Data segment:

####################

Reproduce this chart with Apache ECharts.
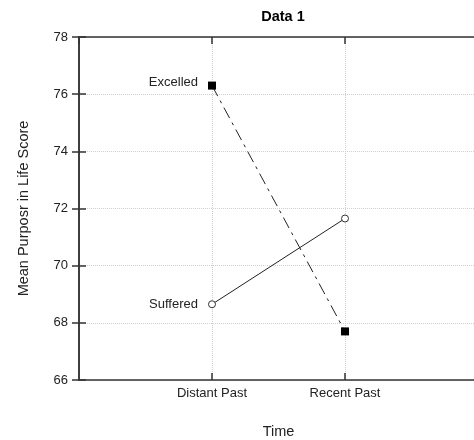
<!DOCTYPE html>
<html>
<head>
<meta charset="utf-8">
<script src="https://cdn.jsdelivr.net/npm/echarts@6/dist/echarts.min.js"></script>
<style>
html,body{margin:0;padding:0;background:#fff;}
#c{width:474px;height:440px;}
</style>
</head>
<body>
<div id="c"></div>
<script>
var categories = ["Distant Past", "Recent Past"];
var excelled = [76.3, 67.7];
var suffered = [68.65, 71.65];
var yTicks = [66, 68, 70, 72, 74, 76, 78];

var FONT = "'Liberation Sans', Arial, Helvetica, sans-serif";
function pts(vals){ return vals.map(function(v,i){ return [i+1, v]; }); }
function catLabel(v){ var i = Math.round(v) - 1; return (i >= 0 && i < categories.length && Math.abs(v - (i+1)) < 1e-6) ? categories[i] : ''; }

var chart = echarts.init(document.getElementById('c'), null, {renderer:'canvas'});
var axisLine = {show:true, lineStyle:{color:'#333', width:1.5}};
var splitLine = {show:true, lineStyle:{color:'#d0d0d0', type:'dotted', width:1}};
chart.setOption({
  animation:false,
  backgroundColor:'#fff',
  title:{text:'Data 1', left:278, top:4, textAlign:'center',
    textStyle:{fontFamily:FONT, fontSize:14.5, fontWeight:'bold', color:'#000'}},
  grid:{left:79, top:37, width:399, height:343, containLabel:false, outerBoundsMode:'none'},
  xAxis:[{
    type:'value', min:0, max:3, interval:1, position:'bottom',
    axisLine:axisLine,
    axisTick:{show:true, inside:true, length:7, lineStyle:{color:'#333', width:1.5}},
    axisLabel:{formatter:catLabel, fontFamily:FONT, fontSize:13, color:'#222', margin:7, showMinLabel:false, showMaxLabel:false},
    splitLine:splitLine,
    name:'Time', nameLocation:'middle', nameGap:44,
    nameTextStyle:{fontFamily:FONT, fontSize:14.5, color:'#222'}
  },{
    type:'value', min:0, max:3, interval:1, position:'top',
    axisLine:axisLine,
    axisTick:{show:true, inside:true, length:7, lineStyle:{color:'#333', width:1.5}},
    axisLabel:{show:false}, splitLine:{show:false}
  }],
  yAxis:[{
    type:'value', min:yTicks[0], max:yTicks[yTicks.length-1], interval:2, position:'left',
    axisLine:axisLine,
    axisTick:{show:true, inside:true, length:7, lineStyle:{color:'#333', width:1.5}},
    axisLabel:{fontFamily:FONT, fontSize:13, color:'#222', margin:11},
    splitLine:splitLine,
    name:'Mean Purposr in Life Score', nameLocation:'middle', nameGap:48, nameRotate:90,
    nameTextStyle:{fontFamily:FONT, fontSize:14.5, color:'#222'}
  },{
    type:'value', min:yTicks[0], max:yTicks[yTicks.length-1], interval:2, position:'right',
    axisLine:axisLine,
    axisTick:{show:true, inside:true, length:7, lineStyle:{color:'#333', width:1.5}},
    axisLabel:{show:false}, splitLine:{show:false}
  }],
  series:[{
    name:'Excelled', type:'line', data:pts(excelled),
    symbol:'rect', symbolSize:8,
    itemStyle:{color:'#000'},
    lineStyle:{color:'#222', width:1, type:[12,5,3,5]},
    label:{show:true, position:'left', distance:10, offset:[0,-3],
      formatter:function(p){ return p.dataIndex===0 ? 'Excelled' : ''; },
      fontFamily:FONT, fontSize:13, color:'#222'}
  },{
    name:'Suffered', type:'line', data:pts(suffered),
    symbol:'circle', symbolSize:7, showAllSymbol:true,
    itemStyle:{color:'#fff', borderColor:'#333', borderWidth:1},
    lineStyle:{color:'#222', width:1},
    label:{show:true, position:'left', distance:10,
      formatter:function(p){ return p.dataIndex===0 ? 'Suffered' : ''; },
      fontFamily:FONT, fontSize:13, color:'#222'}
  }]
});
</script>
</body>
</html>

####################

Directions for this task: Omitting all pictures, restate exactly the lines of the material from its start through the line that contains "i = Math.round(v)".

Solution:
Reproduce this chart with Apache ECharts.
<!DOCTYPE html>
<html>
<head>
<meta charset="utf-8">
<script src="https://cdn.jsdelivr.net/npm/echarts@6/dist/echarts.min.js"></script>
<style>
html,body{margin:0;padding:0;background:#fff;}
#c{width:474px;height:440px;}
</style>
</head>
<body>
<div id="c"></div>
<script>
var categories = ["Distant Past", "Recent Past"];
var excelled = [76.3, 67.7];
var suffered = [68.65, 71.65];
var yTicks = [66, 68, 70, 72, 74, 76, 78];

var FONT = "'Liberation Sans', Arial, Helvetica, sans-serif";
function pts(vals){ return vals.map(function(v,i){ return [i+1, v]; }); }
function catLabel(v){ var i = Math.round(v) - 1; return (i >= 0 && i < categories.length && Math.abs(v - (i+1)) < 1e-6) ? categories[i] : ''; }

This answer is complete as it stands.